Whatever feelings that you have, you do not have to apologise for them. They are most certainly valid. I only hope that you can find someone who cares for you that you can share them with.
I am 42, and many of my friends are still having babies - obviously this is not an option for me. But spending time with friends’ children, being a godparent, volunteering in places that look after children etc. can all be very fullfilling activites for you to get involved with.
I hope that I have helped you a little,
Best wishes,
Penny
I think a terminal illness robs us of our dreams. All that talk of a ‘new normality’ is fine up to a point, but actually I find the whole thing a b**** nightmare and yearn for my old normality…
I think we all have days when we feel we are cracking and shattering into a thousand pieces of grief and loss. And then other days when it feels manageable and the tears and desperation lift for a while. I hope you can have some of those better days too.
As the others have said, not having children is an enormous loss, having children means you don’t want to leave them but it is the loss of a future (all those possible futures we wished for ourselves) that is the biggest loss of all. There aren’t any answers just, all too temporary, relief when we are able to put our prognosis on the back-burner, somehow. The only plus I can find (sorry if this sounds a bit crass) is that I won’t get alzheimer’s disease and die a miserable death in old age!! Reading this again, I seem to be a bit of a ‘Job’s comforter’- my apologies, please take this as sympathy and understanding for that is what is meant.
I don’t really have any advice for you but just wanted to say hello and that I’m in exactly the same boat as you as I’m 28, have no children and have been diagnosed with secondaries.
I know we should be thankful that we’re still here but I find it hard to ‘live for the day’ as they tell me to!!
Just wanted to say I sympathise with you. I can’t decide whether it’s better to have kids (I have two, aged 5 and 9) when you have secondaries, but we are all in the same boat of having to live with the knowledge that we won’t be able to see or achieve everything in life that we wanted to and that most people take for granted.

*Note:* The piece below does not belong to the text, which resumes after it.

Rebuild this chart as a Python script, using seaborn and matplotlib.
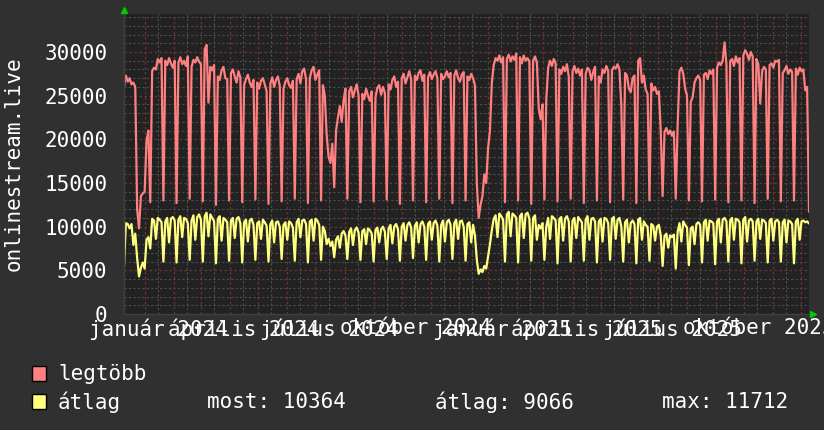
import numpy as np
import pandas as pd
import matplotlib
matplotlib.use("Agg")
import matplotlib.pyplot as plt
from matplotlib.patches import Rectangle
from matplotlib.lines import Line2D
import seaborn as sns

# ---------------- data (values in thousands) ----------------
start_date = "2023-12-10"
end_date = "2025-12-09"
step = "2D"

legtobb_k = [
    26.0, 27.3, 26.6, 27.0, 26.3, 26.5, 26.0,
    12.0, 9.8, 13.5, 13.8, 14.0, 19.8, 21.0,
    12.8, 27.8, 28.2, 28.0, 29.2, 28.8, 29.3,
    13.0, 29.0, 28.5, 29.3, 28.7, 28.2, 29.0,
    12.7, 28.8, 29.4, 28.6, 29.0, 28.4, 29.5,
    13.2, 28.3, 29.1, 28.8, 29.4, 28.9, 28.6,
    12.9, 30.3, 30.8, 24.2, 28.3, 27.9, 28.5,
    12.5, 27.2, 26.8, 27.9, 28.3, 27.0, 26.9,
    13.0, 27.6, 28.0, 27.2, 26.5, 27.8, 27.1,
    12.8, 26.2, 26.9, 27.4, 26.5, 26.0, 26.8,
    13.1, 26.5, 25.8, 26.7, 27.0, 26.3, 25.5,
    12.6, 26.4, 27.1, 26.0, 26.8, 27.2, 26.1,
    12.9, 25.8, 26.6, 27.0, 26.2, 25.9, 26.7,
    13.2, 26.9, 27.5, 26.4, 27.8, 28.1, 26.9,
    12.7, 27.0, 27.9, 28.3, 26.8, 27.4, 27.9,
    13.0, 26.2, 25.0, 20.5, 18.0, 17.3, 19.5,
    14.5, 21.0, 22.5, 23.8, 22.0, 24.5, 25.8,
    13.2, 25.5, 26.0, 24.8, 25.6, 26.3, 25.0,
    12.8, 25.2, 24.6, 25.8, 25.0, 24.4, 25.5,
    12.9, 24.8, 25.9, 26.2, 25.1, 26.0, 25.3,
    13.1, 26.3, 25.7, 26.8, 27.2, 26.0, 26.6,
    12.6, 27.0, 27.5, 26.4, 27.1, 27.8, 26.9,
    13.0, 27.3, 26.8, 27.6, 27.9, 26.7, 27.4,
    12.8, 27.1, 27.7, 26.9, 27.4, 27.8, 27.0,
    13.2, 27.5, 26.9, 27.2, 27.8, 27.1, 27.6,
    12.7, 27.3, 27.9, 27.0, 26.6, 27.4, 27.7,
    13.0, 27.2, 26.8, 27.5, 27.0, 26.2, 15.0,
    11.0, 12.5, 13.5, 16.0, 15.0, 19.0, 21.0,
    26.5, 28.5, 29.3, 29.0, 29.6, 28.8, 29.4,
    12.8, 29.2, 29.7, 28.9, 29.5, 29.1, 29.8,
    13.0, 29.4, 28.7, 29.6, 29.0, 29.3, 28.9,
    12.6, 29.0, 29.5, 28.8, 23.5, 22.3, 24.0,
    13.1, 24.5, 28.2, 29.0, 28.4, 29.2, 28.7,
    12.9, 28.0, 27.5, 28.3, 27.8, 28.6, 27.2,
    13.2, 27.8, 28.4, 27.6, 28.1, 27.3, 28.0,
    12.7, 27.5, 28.2, 27.9, 26.8, 27.7, 28.3,
    13.0, 27.2, 26.5, 28.0, 27.6, 28.4, 27.8,
    12.8, 27.9, 28.3, 28.1, 28.6, 28.0, 23.8,
    13.1, 27.6, 27.3, 25.8, 25.4, 27.0, 27.3,
    12.7, 29.0, 29.3, 26.5, 27.3, 25.7, 25.2,
    13.0, 26.4, 25.6, 26.0, 25.2, 25.5, 21.0,
    13.5, 20.8, 21.3, 20.6, 21.0, 20.4, 20.9,
    13.2, 21.5, 27.8, 28.2, 27.5, 25.8, 25.0,
    13.0, 24.3, 24.8, 26.5, 27.0, 27.3, 26.8,
    12.9, 27.4, 27.6, 26.9, 27.9, 27.5, 28.0,
    13.1, 28.2, 28.8, 28.5, 29.0, 31.1, 28.6,
    12.8, 28.9, 29.2, 28.4, 29.5, 28.8, 29.3,
    13.0, 29.6, 30.2, 29.8, 29.1, 30.0, 29.5,
    12.7, 29.2, 28.6, 24.1, 27.8, 28.3, 28.0,
    13.2, 28.5, 28.7, 28.2, 29.0, 28.9, 29.1,
    12.9, 27.6, 27.9, 28.4, 27.5, 28.0, 27.7,
    13.0, 28.1, 27.4, 28.2, 27.8, 28.0, 25.6,
    26.0, 11.7,
]

atlag_k = [
    5.4, 10.4, 10.3, 9.8, 10.3, 7.9, 9.2,
    6.4, 4.3, 5.3, 5.9, 5.2, 8.5, 8.8,
    7.5, 10.9, 10.7, 8.6, 11.0, 10.8, 10.5,
    6.0, 10.6, 11.0, 8.2, 10.9, 11.1, 10.7,
    5.9, 10.8, 11.2, 8.8, 11.0, 10.9, 10.4,
    6.2, 10.7, 11.3, 8.5, 11.1, 11.4, 10.8,
    6.0, 11.2, 11.6, 8.9, 11.4, 11.0, 10.6,
    5.8, 10.9, 11.2, 8.4, 11.0, 10.8, 10.5,
    6.1, 10.7, 11.0, 8.7, 10.9, 11.1, 10.4,
    5.9, 10.5, 10.8, 8.3, 10.7, 10.9, 10.2,
    6.2, 10.4, 10.6, 8.6, 10.8, 10.5, 10.1,
    6.0, 10.3, 10.7, 8.2, 10.5, 10.6, 10.0,
    6.3, 10.2, 10.5, 8.5, 10.6, 10.4, 9.9,
    6.1, 10.5, 10.9, 8.8, 10.7, 10.8, 10.3,
    5.9, 10.6, 10.8, 8.4, 10.9, 10.7, 10.2,
    6.2, 10.0, 9.5, 8.0, 8.6, 7.8, 8.3,
    6.5, 8.5, 8.9, 7.6, 9.2, 9.5, 9.0,
    6.3, 9.4, 9.8, 7.9, 9.6, 9.9, 9.3,
    6.2, 9.5, 9.7, 8.0, 9.8, 9.6, 9.2,
    6.0, 9.6, 9.9, 8.2, 9.7, 10.0, 9.4,
    6.3, 9.8, 10.2, 8.1, 10.0, 10.3, 9.7,
    6.1, 10.0, 10.4, 8.4, 10.2, 10.5, 9.9,
    6.4, 10.1, 10.5, 8.2, 10.3, 10.6, 10.0,
    6.2, 10.3, 10.6, 8.5, 10.4, 10.7, 10.1,
    6.0, 10.2, 10.7, 8.3, 10.5, 10.8, 10.2,
    6.3, 10.4, 10.8, 8.6, 10.6, 10.7, 10.0,
    6.1, 10.3, 10.5, 8.2, 10.2, 9.0, 6.2,
    4.6, 5.1, 4.8, 5.5, 5.2, 6.6, 8.0,
    9.6, 10.9, 11.3, 8.8, 11.5, 11.2, 10.8,
    6.0, 11.4, 11.7, 8.9, 11.5, 11.3, 11.0,
    5.9, 11.2, 11.5, 8.7, 11.4, 11.6, 10.9,
    6.1, 11.0, 11.3, 8.5, 10.2, 9.8, 10.4,
    6.2, 10.0, 11.0, 8.6, 11.2, 11.0, 10.7,
    5.8, 10.9, 11.1, 8.4, 10.9, 11.2, 10.6,
    6.0, 10.7, 11.0, 8.7, 11.1, 10.8, 10.5,
    6.1, 10.8, 11.2, 8.5, 10.9, 11.0, 10.6,
    5.9, 10.6, 10.9, 8.3, 11.0, 10.9, 10.4,
    6.2, 10.9, 11.1, 8.6, 10.8, 11.0, 10.0,
    6.0, 10.5, 10.8, 8.2, 10.4, 10.7, 10.3,
    5.8, 10.8, 11.0, 8.5, 10.6, 10.2, 10.0,
    6.1, 10.3, 10.1, 8.4, 10.0, 10.2, 9.0,
    5.5, 8.9, 9.2, 7.6, 9.0, 8.8, 9.1,
    5.2, 9.4, 10.4, 8.3, 10.6, 10.2, 9.9,
    5.6, 9.8, 10.0, 8.0, 10.3, 10.5, 10.2,
    5.9, 10.5, 10.8, 8.4, 10.7, 10.6, 10.4,
    5.7, 10.6, 10.9, 8.2, 10.8, 11.0, 10.6,
    6.0, 10.7, 11.0, 8.5, 10.9, 10.8, 10.5,
    5.8, 10.8, 11.1, 8.3, 10.7, 10.9, 10.6,
    6.1, 10.6, 10.9, 8.6, 10.8, 10.7, 10.4,
    5.9, 10.7, 10.9, 8.4, 10.6, 10.8, 10.5,
    6.0, 10.5, 10.8, 8.2, 10.7, 10.6, 10.3,
    5.8, 10.6, 10.9, 8.5, 10.6, 10.7, 10.5,
    10.6, 10.364,
]

series_names = ["legtöbb", "átlag"]
series_colors = ["#ff8080", "#ffff80"]

xtick_dates = ["2024-01-16", "2024-04-16", "2024-07-16", "2024-10-16",
               "2025-01-16", "2025-04-16", "2025-07-16", "2025-10-16"]
xtick_labels = ["január 2024", "április 2024", "július 2024", "október 2024",
                "január 2025", "április 2025", "július 2025", "október 2025"]
ytick_values = [0, 5000, 10000, 15000, 20000, 25000, 30000]
y_label = "onlinestream.live"
legend_stats = ["most: 10364", "átlag: 9066", "max: 11712"]

# ---------------- build frame ----------------
dates = pd.date_range(start=start_date, periods=len(legtobb_k), freq=step)
df = pd.DataFrame({
    "date": dates,
    "legtöbb": np.array(legtobb_k) * 1000,
    "átlag": np.array(atlag_k) * 1000,
})

# ---------------- style ----------------
W, H = 824, 430
BG = "#303030"
PLOT_BG = "#222222"
sns.set_style("dark", {"axes.facecolor": PLOT_BG, "figure.facecolor": BG})
MONO = ["DejaVu Sans Mono", "DejaVu Sans"]
plt.rcParams["font.family"] = MONO
FS = 15

fig = plt.figure(figsize=(W / 100, H / 100), dpi=100)
fig.patch.set_facecolor(BG)
L, R, T, B = 124, 809, 14, 314
ax = fig.add_axes([L / W, 1 - B / H, (R - L) / W, (B - T) / H])
ax.set_facecolor(PLOT_BG)

x0 = pd.Timestamp(start_date)
x1 = pd.Timestamp(end_date)
ax.set_xlim(x0, x1)
ax.set_ylim(0, 34350)

# grid lines
GRID_MINOR = "#4e4e4e"
GRID_MAJOR = "#6e3434"
dash = (0, (2, 2))
for v in range(1000, 34001, 1000):
    if v % 5000 == 0:
        ax.axhline(v, color=GRID_MAJOR, lw=0.9, ls=dash, zorder=1)
    else:
        ax.axhline(v, color=GRID_MINOR, lw=0.8, ls=dash, zorder=1)
month_starts = pd.date_range("2024-01-01", "2025-12-01", freq="MS")
mid_months = pd.date_range("2023-12-15", "2025-12-15", freq="MS") + pd.Timedelta(days=14)
for d in mid_months:
    if x0 <= d <= x1:
        ax.axvline(d, color=GRID_MINOR, lw=0.8, ls=dash, zorder=1)
for d in month_starts:
    ax.axvline(d, color=GRID_MAJOR, lw=0.9, ls=dash, zorder=1)

for name, col in zip(series_names, series_colors):
    sns.lineplot(data=df, x="date", y=name, ax=ax, color=col, lw=1.6, zorder=3)

ax.set_xlabel("")
ax.set_ylabel("")
ax.set_xticks([pd.Timestamp(d) for d in xtick_dates])
ax.set_xticklabels(xtick_labels, fontsize=FS, color="white", family=MONO)
ax.set_yticks(ytick_values)
ax.set_yticklabels([str(v) for v in ytick_values], fontsize=FS, color="white", family=MONO)
ax.tick_params(axis="x", length=0, pad=3)
ax.tick_params(axis="y", length=0, pad=12)
for s in ax.spines.values():
    s.set_visible(False)
ax.grid(False)

# axis lines
ax.plot([0, 0], [0, 1], transform=ax.transAxes, color="#404040", lw=1, clip_on=False, zorder=4)
ax.plot([0, 1], [0, 0], transform=ax.transAxes, color="#404040", lw=1, clip_on=False, zorder=4)

# green arrows
fig.add_artist(Line2D([124.5 / W], [1 - 9.5 / H], marker="^", color="#00cc00",
                      markersize=5, transform=fig.transFigure))
fig.add_artist(Line2D([813 / W], [1 - 314 / H], marker=">", color="#00cc00",
                      markersize=5, transform=fig.transFigure))

# y label
fig.text(14 / W, 1 - 164 / H, y_label, rotation=90, ha="center", va="center",
         fontsize=FS, color="white", family=MONO)

# legend
box_w, box_h = 14, 15
for (yc, col) in [(373.5, series_colors[0]), (401.5, series_colors[1])]:
    fig.add_artist(Rectangle((32 / W, 1 - (yc + box_h / 2) / H), box_w / W, box_h / H,
                             facecolor=col, edgecolor="black", lw=1,
                             transform=fig.transFigure))
fig.text(58 / W, 1 - 374 / H, series_names[0], ha="left", va="center",
         fontsize=FS, color="white", family=MONO)
fig.text(58 / W, 1 - 402 / H, series_names[1], ha="left", va="center",
         fontsize=FS, color="white", family=MONO)
for xs, t in zip([207, 435, 662], legend_stats):
    fig.text(xs / W, 1 - 402 / H, t, ha="left", va="center",
             fontsize=FS, color="white", family=MONO)

fig.savefig("out.png", dpi=100, facecolor=BG)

I feel robbed. I want to travel, see a bit of the world, I want to be there for all the children’s milestones, first day at uni, first day at work, getting married, being a grandmother etc. etc. I’m so glad I can use this forum to let off steam because only you others can truly understand what its like to live with this horrid disease, but then I can have days when I feel positive, that science is moving fast and that there is hope of new drugs to try that will keep us ticking over for a long time. I try to stay in that mind-set as much as I can but its hard.
Hi J
I am in a similar position to you, and like you feel completely gutted that kids arent a possibility (I’m 26), I wish I could offer some wise words of advice but I know that no matter what anyone says to you it will not change how you will feel. All I can say is please do not feel bad for having the odd rant! As much as we all try and keep upbeat we all have bad days, and understandably so - we have been dealt a s**t hand! But please try and remamber that around the corner there may well be some good times.